# 3 days after EC & severe cramping



## sammij (Nov 9, 2005)

hey ladies

on EC day (tues) i had 22 eggs collected, and since then have been very bloated and today, really bad cramping.

Did the crinone pregestrone tonight and have noticed pinky brown bits.

i ''think'' this is a side effect of the progestrone - but i just cannot remember after my last cycles.

ET (day 5 blast    ) is on sunday, just now thinking might have a full on bleed before then.

am going   .

sxx


----------



## Mistletoe (Holly) (Jan 1, 2007)

Lots of people mention pink discharge with crinone.

If there is heavy bleeding or severe pain and swelling then you need to speak to the clinic as they can puncture a blood vessel or cause OHSS.

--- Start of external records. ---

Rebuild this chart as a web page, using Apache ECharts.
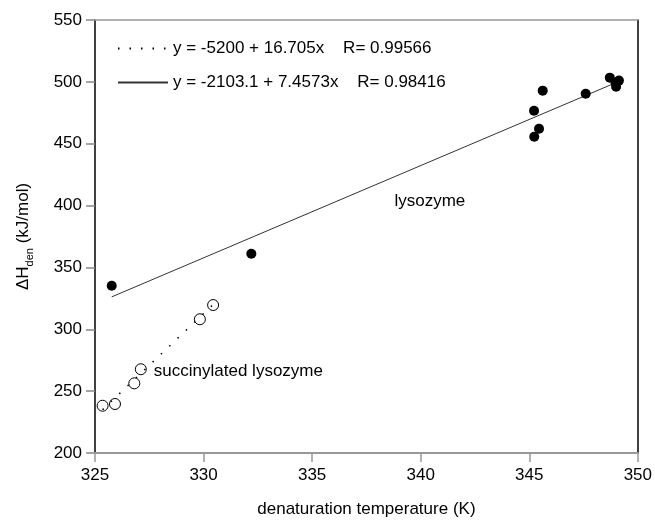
<!DOCTYPE html>
<html>
<head>
<meta charset="utf-8">
<script src="https://cdn.jsdelivr.net/npm/echarts@6/dist/echarts.min.js"></script>
<style>html,body{margin:0;padding:0;background:#fff}#c{width:655px;height:525px}</style>
</head>
<body>
<div id="c"></div>
<script>
// ---- data ----
const lysozyme = [
  [325.77, 335.2], [332.2, 361.0], [345.22, 476.7], [345.23, 455.7],
  [345.45, 462.1], [345.62, 492.9], [347.60, 490.4], [348.71, 503.4],
  [348.97, 499.3], [349.13, 501.0], [349.0, 496.1]
];
const succinylated = [
  [325.35, 238.2], [325.92, 239.6], [326.81, 256.3], [327.11, 267.7],
  [329.83, 308.1], [330.44, 319.6]
];
const fitSuccEnds = [[325.35, 235.0], [330.44, 320.0]];
const fitLysoEnds = [[325.77, 326.2], [349.13, 500.4]];
const fitNames = ['y = -5200 + 16.705x    R= 0.99566', 'y = -2103.1 + 7.4573x    R= 0.98416'];
const annotations = [
  { name: 'lysozyme', value: [338.79, 403.7] },
  { name: 'succinylated lysozyme', value: [327.71, 265.7] }
];
const xTicks = [325, 330, 335, 340, 345, 350];
const yTicks = [200, 250, 300, 350, 400, 450, 500, 550];

const FONT = 'Liberation Sans, Arial, sans-serif';
const chart = echarts.init(document.getElementById('c'));
chart.setOption({
  animation: false,
  backgroundColor: '#fff',
  textStyle: { fontFamily: FONT },
  grid: { left: 95, right: 16, top: 20, bottom: 72 },
  legend: {
    data: fitNames,
    orient: 'vertical',
    left: 112, top: 35,
    itemWidth: 50, itemHeight: 12, itemGap: 17,
    textStyle: { fontSize: 17, color: '#000', fontFamily: FONT }
  },
  xAxis: [{
    type: 'value', min: xTicks[0], max: xTicks[xTicks.length - 1], interval: 5,
    name: 'denaturation temperature (K)', nameLocation: 'middle', nameGap: 48,
    nameTextStyle: { fontSize: 17, color: '#000', fontFamily: FONT },
    axisLine: { show: true, onZero: false, lineStyle: { color: '#999', width: 2 } },
    axisTick: { show: true, inside: false, length: 9, lineStyle: { color: '#999', width: 1.5 } },
    axisLabel: { fontSize: 17, color: '#000', margin: 14, fontFamily: FONT },
    splitLine: { show: false }
  }, {
    type: 'value', position: 'top', min: xTicks[0], max: xTicks[xTicks.length - 1],
    axisLine: { show: true, onZero: false, lineStyle: { color: '#999', width: 1.5 } },
    axisTick: { show: false }, axisLabel: { show: false }, splitLine: { show: false }
  }],
  yAxis: [{
    type: 'value', min: yTicks[0], max: yTicks[yTicks.length - 1], interval: 50,
    name: '{a|ΔH}{b|den}{a| (kJ/mol)}', nameLocation: 'middle', nameGap: 60,
    nameTextStyle: {
      color: '#000',
      rich: {
        a: { fontSize: 17, color: '#000', fontFamily: FONT, lineHeight: 24 },
        b: { fontSize: 11, color: '#000', fontFamily: FONT, lineHeight: 11, verticalAlign: 'bottom' }
      }
    },
    axisLine: { show: true, onZero: false, lineStyle: { color: '#000', width: 1.5 } },
    axisTick: { show: true, inside: false, length: 9, lineStyle: { color: '#888', width: 1.5 } },
    axisLabel: { fontSize: 17, color: '#000', margin: 13, fontFamily: FONT },
    splitLine: { show: false }
  }, {
    type: 'value', position: 'right', min: yTicks[0], max: yTicks[yTicks.length - 1],
    axisLine: { show: true, onZero: false, lineStyle: { color: '#000', width: 1.5 } },
    axisTick: { show: false }, axisLabel: { show: false }, splitLine: { show: false }
  }],
  series: [
    {
      name: fitNames[0], type: 'line', data: fitSuccEnds, symbol: 'none',
      itemStyle: { color: 'rgba(0,0,0,0)' },
      lineStyle: { color: '#000', width: 1.5, type: [1.5, 10] }, z: 2
    },
    {
      name: fitNames[1], type: 'line', data: fitLysoEnds, symbol: 'none',
      itemStyle: { color: 'rgba(0,0,0,0)' },
      lineStyle: { color: '#333', width: 1 }, z: 2
    },
    {
      name: 'lysozyme', type: 'scatter', data: lysozyme, symbol: 'circle', symbolSize: 10,
      itemStyle: { color: '#000', opacity: 1 }, z: 3
    },
    {
      name: 'succinylated lysozyme', type: 'scatter', data: succinylated, symbol: 'circle', symbolSize: 11,
      itemStyle: { color: 'rgba(255,255,255,0)', borderColor: '#000', borderWidth: 1, opacity: 1 }, z: 3
    },
    {
      name: 'labels', type: 'scatter', data: annotations, symbolSize: 0.01, silent: true,
      itemStyle: { color: '#000', opacity: 1 },
      label: { show: true, position: 'right', distance: 0, formatter: p => p.name,
               fontSize: 17, color: '#000', opacity: 1, fontFamily: FONT },
      z: 4
    }
  ]
});
</script>
</body>
</html>
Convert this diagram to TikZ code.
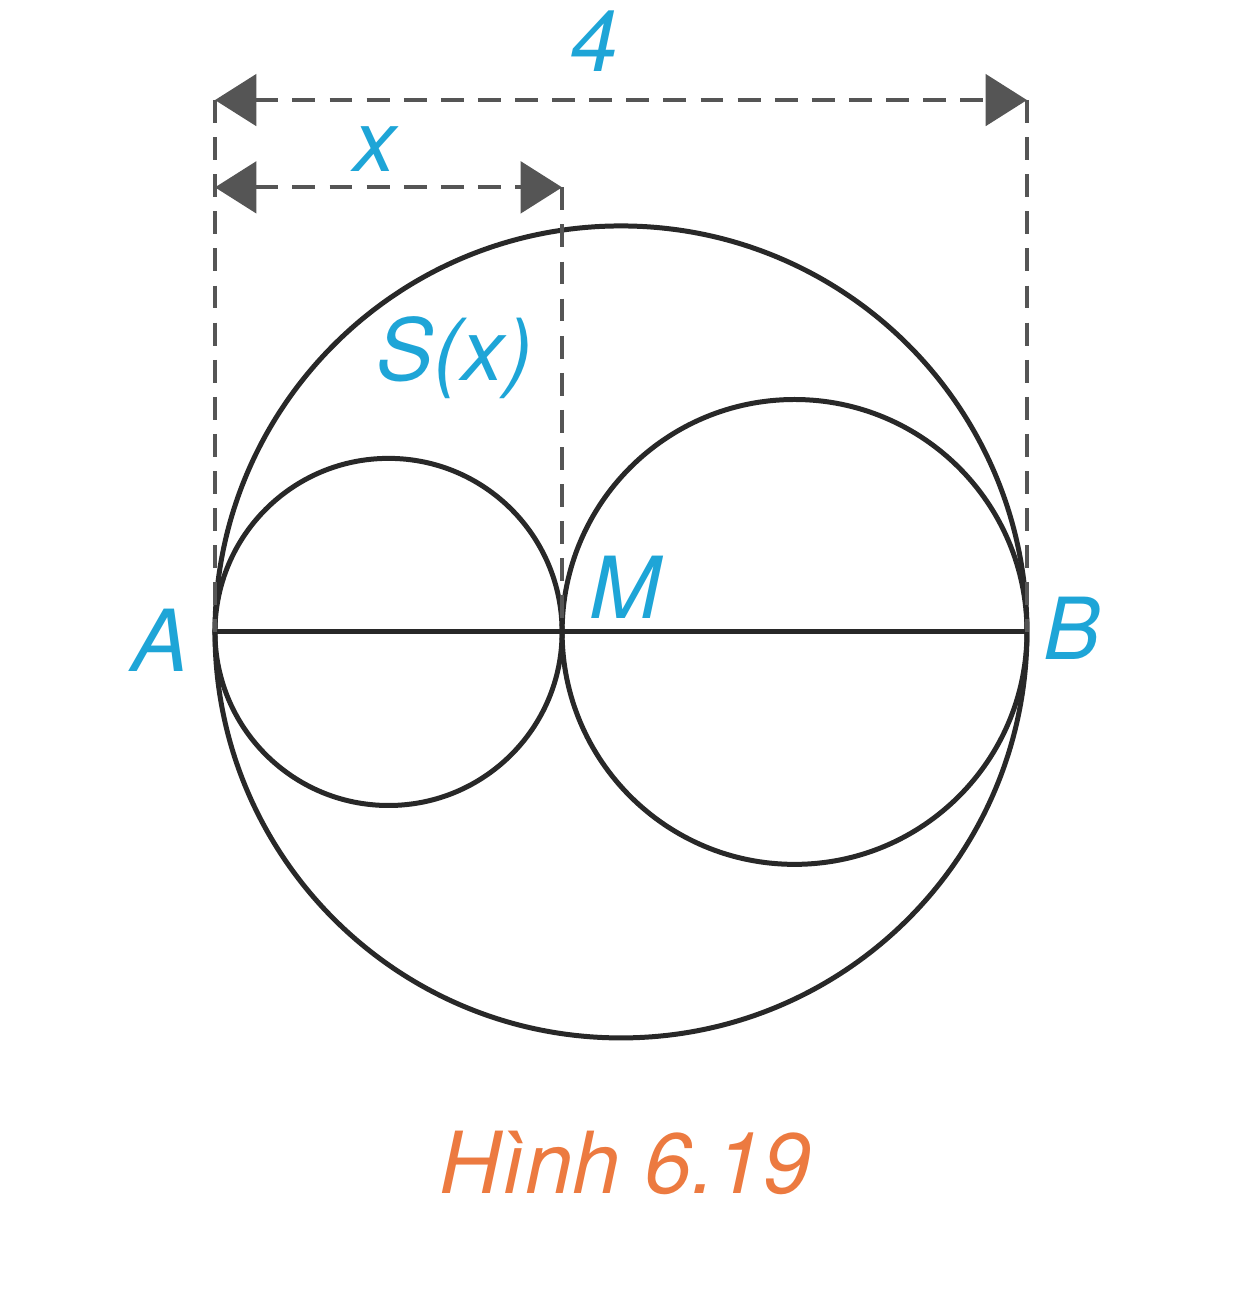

Severe abdominal pain after 22 eggs is common - I had that when I had that many eggs. However, there is also a risk of OHSS - so if your bloating is not improving, the pain is worse or you are sick or have dark concentrated urine or are gaining weight, then you need to ring the clinic ASAP in case fluid is collecting the wrong place.

OHSS can be dangerous and if you are worried you need to ring the clinic and get blood tests and an ultrasound done.


----------



## sammij (Nov 9, 2005)

thanks Hazel

have been worrying myself silly (again) but cramping only seems to be in the evenings, have to call clinic to arrnage ET tomorrow so will have a chat then.

thank you for replying

sxx


----------



## HippyChicky (Aug 3, 2009)

if the crinone gel is pinky/brown it's more like from the slight spotting after EC, I was like that for 2 days after my ec  (using cyclogest pessaries), but I would keep an eye on it incase it gets worse. I'd also mention to the clinic about the cramping as you had quite a lot of eggs, make sure you are drinking enough water to help prevent ohss. Any doubs you have, no matter how trivial you think they are, please phone your clinic.


----------



## Jayne123 (Aug 26, 2010)

It's been 3 days since my egg collection and I'm still feeling cramps but it gets better every day. I had 21 eggs collected and feeling uncomfortable for a few days after is common. 

Having ET tomorrow if I don't go to blasto.  

Good luck xx


----------